鬼怒川温泉 昭和と廃墟と再生を感じる温泉宿①
(あさやホテル 公式HP画像より)
毎年恒例となっている温泉のことを考えていて、昨年行った鬼怒川温泉のことを思い出して、ついつい記事を書きたくなってしまいました。
昭和時代に人気の観光地であった鬼怒川温泉は、バブルの崩壊と共に観光客が減り、それでも各ホテルが頑張っていましたが、地元栃木県で鬼怒川温泉のホテルの70%以上が融資を受けていた足利銀行の国有化に伴い、ホテルの多くが倒産に追い込まれました。
足利銀行の融資によって建設されたホテルが多いため、当然ながら人気の観光地であり、年間300万人以上も来客する地域だからこそ、沢山融資しても返済は可能だと思って融資したのだと思いますが、鬼怒川温泉のホテルは大規模のホテルが多く、そして豪華です。
鬼怒川温泉のホテルは、崖下に鬼怒川が流れており、その崖上の両端にホテルが建っています。
よくもこんな場所にこんな大きなホテルを建てたものだと感心してしまいますが、崖沿いに建設されていますので、倒産後に支援なり買収してくれる会社があったホテルは良いですが、買い手がないホテルは、解体も出来ずに廃墟となっているホテルもあり、廃墟マニアには有名なスポットでもあるようです。
鬼怒川温泉を代表するホテルが「あさやホテル」で千と千尋の神隠しのモデルになったと噂のホテルとしても有名で、鬼怒川温泉周辺には観光スポットが沢山ありますが、「あさやホテル」の館内も一見の価値アリです。

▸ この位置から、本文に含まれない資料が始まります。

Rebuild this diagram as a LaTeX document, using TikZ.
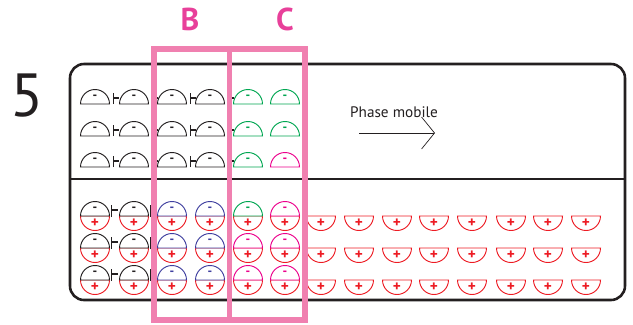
\documentclass[tikz,border=0pt]{standalone}
\usepackage{fontspec}
\setmainfont{PT Sans}
\usetikzlibrary{arrows.meta,positioning}

\definecolor{ink}{RGB}{35,31,32}
\definecolor{framepink}{RGB}{240,128,176}
\definecolor{labelpink}{RGB}{232,64,154}
\definecolor{ionred}{RGB}{237,28,36}
\definecolor{ionblue}{RGB}{63,63,159}
\definecolor{iongreen}{RGB}{0,166,81}
\definecolor{ionpink}{RGB}{236,0,140}

\begin{document}
\begin{tikzpicture}[x=0.03cm, y=0.03cm,
    frame/.style={draw=ink, line width=2.2pt, rounded corners=0.42cm},
    column/.style={draw=framepink, line width=4.3pt},
    shell/.style={line width=0.8pt, fill=white},
    minus/.style={font=\bfseries\fontsize{11}{11}\selectfont, inner sep=0pt},
    plus/.style={font=\bfseries\fontsize{13}{13}\selectfont, inner sep=0pt, text=ionred},
    link/.style={draw=ink, line width=0.9pt},
    flow/.style={draw=ink, line width=0.6pt, -{Straight Barb[length=3.9mm, width=9.6mm]}}
]
\useasboundingbox (0,0) rectangle (633,-324);

% Column with stationary phase
\draw[frame] (70,-64) rectangle (625,-300);
\draw[ink, line width=2.2pt] (70,-179) -- (625,-179);

% Mobile phase: free anions
\foreach \y/\clast [count=\r] in {104/iongreen,136/iongreen,167/ionpink} {
  \foreach \x/\col [count=\c] in {95/ink,134/ink,172/ink,210/ink,248/iongreen,285/\clast} {
    \draw[shell, draw=\col] (\x-14.5,-\y) arc[start angle=180, end angle=0, radius=14.5] -- cycle;
    \node[minus, text=\col] (top\r-\c) at (\x,-\y+7) {-};
  }
  % links between the first anions
  \foreach \x in {95,134,172,210} {
    \draw[link] (\x+18.5,-\y) -- (\x+18.5,-\y+11);
    \draw[link] (\x+18.5,-\y+6) -- (\x+24,-\y+6);
  }
}

% Stationary phase: bound anions
\foreach \y/\cfive [count=\r] in {216/iongreen,248/ionpink,280/ionpink} {
  \foreach \x/\col [count=\c] in {95/ink,134/ink,172/ionblue,210/ionblue,248/\cfive,285/ionpink} {
    \draw[shell, draw=ionred] (\x-14.5,-\y) arc[start angle=180, end angle=360, radius=14.5] -- cycle;
    \draw[shell, draw=\col] (\x-14.5,-\y) arc[start angle=180, end angle=0, radius=14.5] -- cycle;
    \node[minus, text=\col] (neg\r-\c) at (\x,-\y+7) {-};
    \node[plus] (pos\r-\c) at (\x,-\y-7) {+};
  }
  \foreach \x in {95,134} {
    \draw[link] (\x+16.5,-\y-1) -- (\x+16.5,-\y+11);
    \draw[link] (\x+16.5,-\y+6) -- (\x+23,-\y+6);
  }
  % free cationic sites
  \foreach \x [count=\c] in {321,359,397,434,472,511,548,586} {
    \draw[shell, draw=ionred] (\x-14.5,-\y) arc[start angle=180, end angle=360, radius=14.5] -- cycle;
    \node[plus] (site\r-\c) at (\x,-\y-7) {+};
  }
}

% Fractions B and C
\draw[column] (154,-49) rectangle (229.5,-320);
\draw[column] (229.5,-49) rectangle (305,-320);
\node[font=\bfseries\fontsize{27}{27}\selectfont, text=labelpink] (fracB) at (190,-19) {B};
\node[font=\bfseries\fontsize{27}{27}\selectfont, text=labelpink] (fracC) at (285,-19) {C};

% Step number
\node[font=\fontsize{52}{52}\selectfont, text=ink] (stage) at (27,-96) {5};

% Flow direction
\node[font=\fontsize{13}{13}\selectfont, text=ink] (mobile) at (394,-112) {Phase mobile};
\coordinate (flowstart) at (359,-133);
\coordinate (flowend) at (435,-133);
\draw[flow] (flowstart) -- (flowend);

\end{tikzpicture}
\end{document}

(Wikiによるとバブル絶頂期に建設され総工費73億円みたいです。)
「あさやホテル」の色々な意味で凄いところは、先に書いた通り、足利銀行の経営破綻により産業再生機構により支援されることになりました。いわゆる倒産です。
そこから見事再建し、今でも鬼怒川温泉で一番のホテルと言って過言ではないと思います。

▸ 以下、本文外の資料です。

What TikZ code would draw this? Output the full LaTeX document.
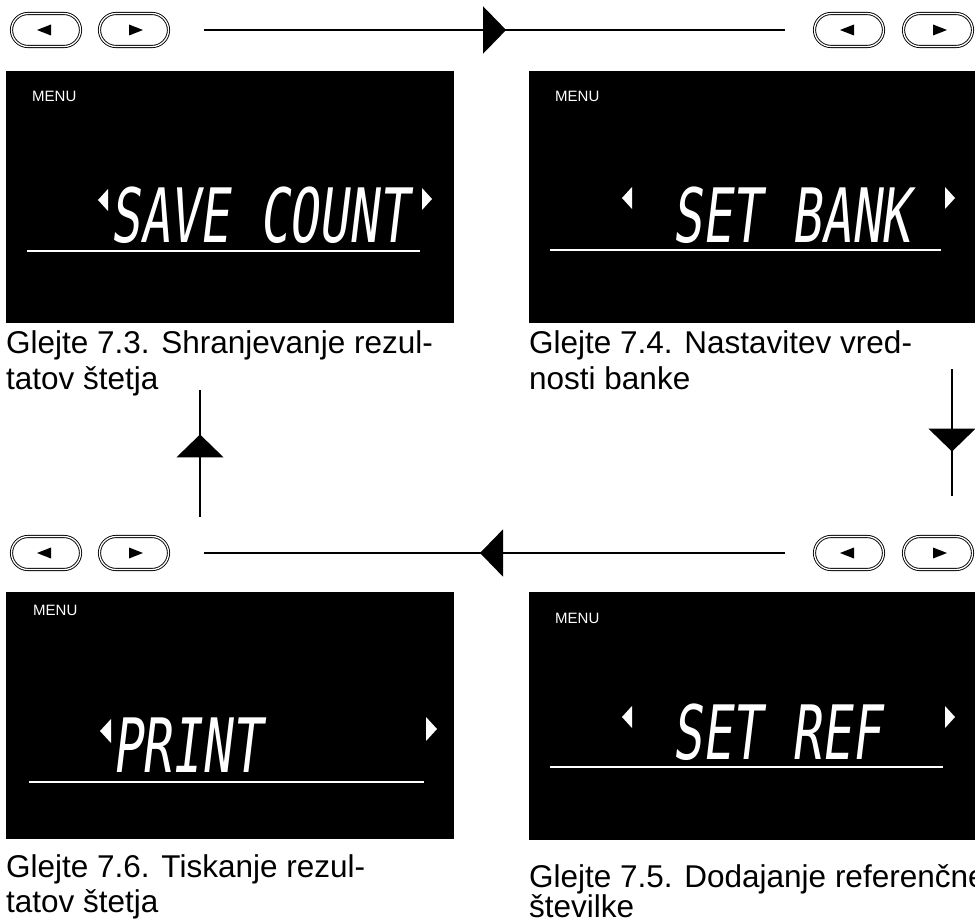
\documentclass[tikz,border=0pt]{standalone}
\usepackage{fontspec}
\setmainfont{Liberation Sans}
\newfontfamily\lcdfont[FakeStretch=0.66,FakeSlant=0.12]{DejaVu Sans Mono}
\usetikzlibrary{arrows.meta,decorations.markings,positioning}

\begin{document}
\begin{tikzpicture}[x=1pt,y=-1pt,
  knop/.style={draw, line width=0.9pt, double, double distance=1.3pt, rounded corners=16.5pt,
    minimum width=69pt, minimum height=33pt, inner sep=0pt},
  screen/.style={fill=black, draw=none, anchor=north west, inner sep=0pt},
  menu/.style={text=white, font=\fontsize{15}{17}\selectfont, anchor=base west, inner sep=0pt},
  lcd/.style={text=white, font=\lcdfont\fontsize{75}{80}\selectfont, anchor=base west, inner sep=0pt},
  caption/.style={font=\fontsize{31.5}{38}\selectfont, anchor=base west, inner sep=0pt},
  uline/.style={white, line width=1.8pt},
  conn/.style={line width=1.6pt},
  midarrow/.style={postaction={decorate}, decoration={markings,
    mark=at position #1 with {\arrow{Triangle[length=23pt,width=47pt]}}}},
]
\useasboundingbox (0,0) rectangle (975,923);
% Tasti
\foreach \row/\y in {t/30,m/553}{
  \node[knop] (\row L1) at (46,\y) {};
  \node[knop] (\row L2) at (134,\y) {};
  \node[knop] (\row R1) at (849,\y) {};
  \node[knop] (\row R2) at (938,\y) {};
  \foreach \b in {L1,R1}
    \fill ([xshift=-9pt]\row\b.center) -- ++(14,-5.5) -- ++(0,11) -- cycle;
  \foreach \b in {L2,R2}
    \fill ([xshift=9pt]\row\b.center) -- ++(-14,-5.5) -- ++(0,11) -- cycle;
}
% Display
\node[screen, minimum width=448pt, minimum height=252pt] (sTL) at (6,71) {};
\node[screen, minimum width=452pt, minimum height=252pt] (sTR) at (529,71) {};
\node[screen, minimum width=448pt, minimum height=247pt] (sBL) at (6,592) {};
\node[screen, minimum width=452pt, minimum height=248pt] (sBR) at (529,592) {};
\node[menu] (mTL) at (32,102) {MENU};
\node[menu] (mTR) at (555,102) {MENU};
\node[menu] (mBL) at (33,615) {MENU};
\node[menu] (mBR) at (555,623) {MENU};
\node[lcd] (dTL) at (110,242) {SAVE COUNT};
\node[lcd] (dTR) at (672,242) {SET BANK};
\node[lcd] (dBL) at (112,772) {PRINT};
\node[lcd] (dBR) at (672,759) {SET REF};
\draw[uline] (27,251) -- (420,251);
\draw[uline] (550,250) -- (941,250);
\draw[uline] (29,782) -- (424,782);
\draw[uline] (550,767) -- (943,767);
% Frecce del display
\fill[white] (98,200) -- (108,189) -- (108,211) -- cycle;
\fill[white] (432,199) -- (422,188) -- (422,210) -- cycle;
\fill[white] (622,198) -- (632,187) -- (632,209) -- cycle;
\fill[white] (955,198) -- (945,187) -- (945,209) -- cycle;
\fill[white] (100,731) -- (111,719) -- (111,743) -- cycle;
\fill[white] (437,729) -- (426,717) -- (426,741) -- cycle;
\fill[white] (622,717) -- (632,706) -- (632,728) -- cycle;
\fill[white] (955,717) -- (945,706) -- (945,728) -- cycle;
% Didascalie
\node[caption] (c73a) at (6,353) {Glejte 7.3. Shranjevanje rezul-};
\node[caption] (c73b) at (6,389) {tatov štetja};
\node[caption] (c74a) at (529,353) {Glejte 7.4. Nastavitev vred-};
\node[caption] (c74b) at (529,389) {nosti banke};
\node[caption] (c76a) at (6,877) {Glejte 7.6. Tiskanje rezul-};
\node[caption] (c76b) at (6,912) {tatov štetja};
\node[caption] (c75a) at (529,887) {Glejte 7.5. Dodajanje referenčne};
\node[caption] (c75b) at (529,917) {številke};
% Collegamenti
\draw[conn, midarrow=0.52] ([xshift=35.5pt]tL2.east) -- ([xshift=-29.5pt]tR1.west);
\draw[conn, midarrow=0.525] ([xshift=-29.5pt]mR1.west) -- ([xshift=35.5pt]mL2.east);
\coordinate (upA) at (200,517);
\coordinate (upB) at (200,390);
\draw[conn, midarrow=0.65] (upA) -- (upB);
\coordinate (dnA) at (952,369);
\coordinate (dnB) at (952,496);
\draw[conn, midarrow=0.65] (dnA) -- (dnB);
\end{tikzpicture}
\end{document}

そんな中で、このホテルに泊まると鬼怒川の向かいに奇妙なホテルを眺める事が出来ます。
奇妙と言うのは、そのホテルがすでに倒産し、解体されずに朽ちていくのをただただ眺めるのみとなっているからです。
そのホテルの名前が、鬼怒川第一ホテルときぬ川館本館です。
きぬ川館本館はかっぱ風呂が有名だったらしいが負債額は30億円で1999年6月に倒産したので19年も放置されたままということになります。
そして、もうひとつのホテルである鬼怒川第一ホテルは、あさやホテルと同系列のホテルだったようです。

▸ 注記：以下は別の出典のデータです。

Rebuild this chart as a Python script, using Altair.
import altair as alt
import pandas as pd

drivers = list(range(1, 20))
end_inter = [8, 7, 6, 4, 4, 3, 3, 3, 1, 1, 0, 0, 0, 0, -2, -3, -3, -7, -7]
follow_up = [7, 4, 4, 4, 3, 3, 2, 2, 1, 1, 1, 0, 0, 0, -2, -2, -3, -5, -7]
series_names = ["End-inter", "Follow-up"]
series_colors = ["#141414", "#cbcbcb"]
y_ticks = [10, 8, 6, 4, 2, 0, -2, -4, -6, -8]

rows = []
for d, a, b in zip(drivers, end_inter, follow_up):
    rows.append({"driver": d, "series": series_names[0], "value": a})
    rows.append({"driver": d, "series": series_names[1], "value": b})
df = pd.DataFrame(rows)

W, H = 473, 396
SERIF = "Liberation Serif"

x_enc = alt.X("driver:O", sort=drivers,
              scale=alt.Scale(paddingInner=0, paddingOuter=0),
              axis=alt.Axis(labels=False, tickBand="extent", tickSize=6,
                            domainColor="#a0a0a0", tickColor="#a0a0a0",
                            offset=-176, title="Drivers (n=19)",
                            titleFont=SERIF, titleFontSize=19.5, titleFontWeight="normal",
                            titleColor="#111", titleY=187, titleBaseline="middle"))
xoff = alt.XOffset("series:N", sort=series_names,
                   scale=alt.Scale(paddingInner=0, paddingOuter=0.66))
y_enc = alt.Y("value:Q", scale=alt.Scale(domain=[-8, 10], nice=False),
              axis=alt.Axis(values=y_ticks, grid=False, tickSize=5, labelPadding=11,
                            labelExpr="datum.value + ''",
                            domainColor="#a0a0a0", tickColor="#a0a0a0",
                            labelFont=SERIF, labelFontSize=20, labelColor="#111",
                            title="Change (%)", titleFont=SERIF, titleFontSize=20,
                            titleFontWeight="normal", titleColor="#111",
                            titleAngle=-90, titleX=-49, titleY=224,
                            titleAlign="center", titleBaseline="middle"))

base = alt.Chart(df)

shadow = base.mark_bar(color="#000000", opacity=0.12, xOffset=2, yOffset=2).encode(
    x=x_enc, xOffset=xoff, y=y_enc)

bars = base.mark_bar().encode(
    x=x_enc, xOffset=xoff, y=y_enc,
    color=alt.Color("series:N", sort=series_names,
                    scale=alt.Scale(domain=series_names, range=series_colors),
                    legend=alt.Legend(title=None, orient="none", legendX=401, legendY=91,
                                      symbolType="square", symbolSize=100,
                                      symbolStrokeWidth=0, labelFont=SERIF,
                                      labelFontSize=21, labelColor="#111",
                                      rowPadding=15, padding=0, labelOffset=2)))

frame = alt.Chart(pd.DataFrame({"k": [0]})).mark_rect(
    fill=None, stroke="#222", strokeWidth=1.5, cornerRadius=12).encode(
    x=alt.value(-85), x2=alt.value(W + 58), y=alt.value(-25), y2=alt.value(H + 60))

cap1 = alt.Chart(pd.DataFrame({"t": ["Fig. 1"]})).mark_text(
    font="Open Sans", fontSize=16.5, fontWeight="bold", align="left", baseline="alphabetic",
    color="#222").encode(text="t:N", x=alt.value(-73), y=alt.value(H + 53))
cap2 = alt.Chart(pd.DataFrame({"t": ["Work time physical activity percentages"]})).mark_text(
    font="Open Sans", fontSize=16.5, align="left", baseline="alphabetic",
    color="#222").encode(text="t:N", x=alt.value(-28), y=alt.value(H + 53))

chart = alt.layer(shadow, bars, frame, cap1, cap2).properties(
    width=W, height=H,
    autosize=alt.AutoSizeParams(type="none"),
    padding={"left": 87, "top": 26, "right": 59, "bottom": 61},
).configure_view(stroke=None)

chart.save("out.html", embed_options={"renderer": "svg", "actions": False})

あさやホテルの創業者一族が、有限会社あさやグリーンパレスを創業し、鬼怒川ホテルグリーンパレス(倒産後、伊東園ホテルズが買い取り)を1973年に開業し経営していて、その有限会社あさやグリーンパレスが大半を出資した第一商事株式会社によって鬼怒川第一ホテルが経営されていました。
同系列のホテルであっても、あさやホテルは一度実質的に倒産しましたが見事復活し、鬼怒川ホテルグリーンパレスは、伊東園ホテルズの系列になりましたが2015年12月に耐震工事と設備点検で閉館されて以降約3年間閉館されたままです。
これほど長く閉館されるのは珍しいですから重大な問題などがあったのかもしれません。(伊東園ホテルズは最低限の投資しかしませんので)
そして鬼怒川第一ホテルは、2009年に自己破産後、約10年も解体もされずに放置されています。
それをあさやホテルの窓から眺める事になってしまうのは何と表現すべきか分かりません。
鬼怒川温泉に行くと昭和な感じが凄く伝わってくるのが個人的には凄く良くて、街全体としては、寂れた温泉街と言った表現がぴったりな感じとなっています。
でもホテル内は、どこも宿泊客は多く、観光スポットにも人が多いです。
特にあさやホテルは、人気のホテルなので、外とは別世界で活気があります。
昔の宿泊費はかなり高かったようですが、今では1人15,000~20,000円くらいで宿泊できますので、我が家にとってはちょっと高めですが、この金額で宿泊できるのも今だけかもしれません。
大江戸温泉物語や伊東園ホテルズも徐々に高くなっていますから、それだけ利用する人が増えたということだと思います。
景気が良くなればあさやホテルも強気の価格設定になっていくでしょうし、それだけの価値があるホテルだと思います。
不謹慎を承知で言ってしまえば、あさやホテルは、解体されずに朽ちていく弟(同系列ホテルと言うことであえてこの表現)を眺め、その弟を飲み込んばかりの轟音で流れる鬼怒川(平成27年9月関東・東北豪雨では鬼怒川温泉の鬼怒川プラザホテルの露天風呂を崩壊させた)を眺める事が出来る世界で唯一の豪華ホテルです。